El triple salto mortal con doble tirabuzón ha llegado con la acción exterior, la cooperación internacional y la denominada ayuda humanitaria, que paulatinamente ha hecho que el contribuyente nacional se haga cargo de cientos de miles de extranjeros. Imposible no recordar aquellas declaraciones del ex Ministro García Margallo cuando le preguntaron por su cartera y reconoció que no sabía ni cuánta gente trabajaba para el Ministerio de Exteriores ni sabía tampoco cuál era el presupuesto ni qué hacían exactamente, lo mismo habría que preguntar hoy al de Hacienda y al de Interior.

Puede entonces uno preguntarse si esta extensión del Estado social, en los términos que todos podemos imaginar, tiene sustento en nuestra Constitución o si es razonable el desarrollo normativo efectuado.

El Estado social, tomado de la Ley Fundamental de Bonn, tenía el contexto histórico y sociopolítico que tenía, nuestros artículos 1 y 9.2 de la CE de 1978, también. No es irracional pensar que una cosa es que el Estado español, el contribuyente, deba preocuparse de las atenciones que deben recibir sus ciudadanos, que le preceden, lo financian y hacen posible, y otra muy diferente es que estos ciudadanos deban asumir las necesidades más o menos elementales, más o menos reales, del universo mundo, mientras ese universo mundo, a la vista está, se desentiende de sus propios ciudadanos.

El artículo 42, de hecho, cuando se refiere a la emigración se refiere a la protección social, económica y jurídica de los nacionales propios, no los de la totalidad del globo porque esto, racionalmente, no es una carga que se pueda imponer al contribuyente, no ya en la retórica política, ni siquiera en la Constitución, menos aún en acuerdos o tratados internacionales.

Sin olvidar los efectos, incentivos o desincentivos que esto provoca, porque este estiramiento es lógico pensar que desactiva a los países de origen en sus obligaciones y atenciones, además de que, antes o después, provocará una huida de contribuyentes al tomar conciencia de los esfuerzos que van a requerir determinados programas. Por qué vamos a ser globalistas para asumir cargas pero no aprovechar beneficios, aunque sea fiscales, de autotutela. Cada vez más acabarán en residencias donde no se impongan misiones de justicia social de tipo histórico o universal que todos sabemos que acaban en confiscación de rentas del trabajo y de todo tipo.

En fin, estamos hablando de las siempre polémicas mutaciones y problemas constitucionales del Estado, que son en última instancia los problemas de la ciudadanía, aunque ya se han preocupado algunos de divorciar Estado y nación y abocarnos a un magma estructural difícil de comprender pero que resulta muy beneficioso siempre a la clase dirigente.

Los límites del Estado social y democrático de derecho ya se sabe que generan tensión y que la actividad expansiva de los poderes públicos y su organización administrativa, unido a la ideología, pueden hacer saltar por los aires el equilibrio, dando así razón a los liberales clásicos y a los libertarios, algunos de los cuales consideraban el Estado social el caballo de troya que acabaría con el Estado democrático y de Derecho.
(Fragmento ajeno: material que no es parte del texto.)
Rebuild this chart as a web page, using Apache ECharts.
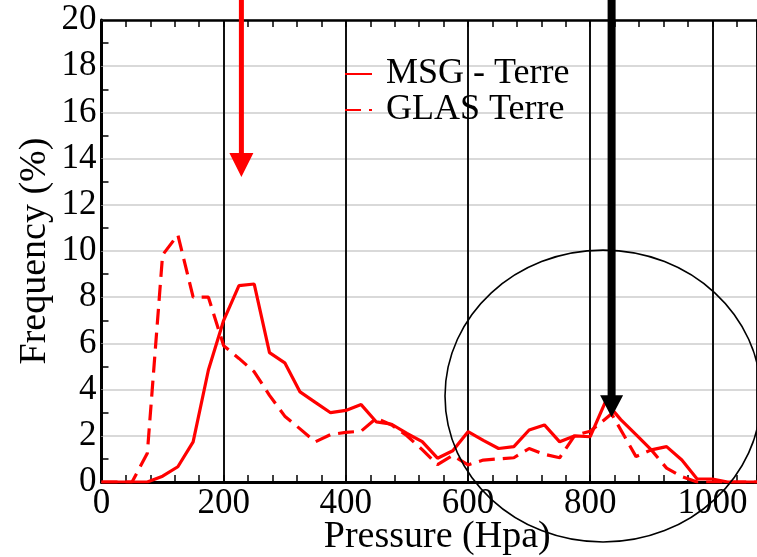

El tiempo empieza a dejar en evidencia a los defensores del denominado socialismo democrático, que según parece, vieron en la Constitución, en el artículo 1 y el Título VII, una oportunidad para, una vez adoctrinado el personal y controlados ideológicamente los medios, los centros de enseñanza y poderes del Estado, retomar la senda comunistizante que en 1978 era inviable.

Y en algo así estamos. Porque, aunque usted no lo sepa, detrás los fenómenos recientes y de la radical transformación de la comunidad social que alumbró la Constitución, lo que también se oculta es una futura e inevitable demanda de un proceso constituyente, en parte ya iniciado en violación del propio texto constitucional, pero inevitable cuando se vaya concretando ese cambio étnico, religioso y de todo tipo en nuestro país. No van a faltar grupos políticos apoyándolo ni argumentos de cambios radicales en la Constitución. El resultado será algo parecido a un espectáculo pirotécnico.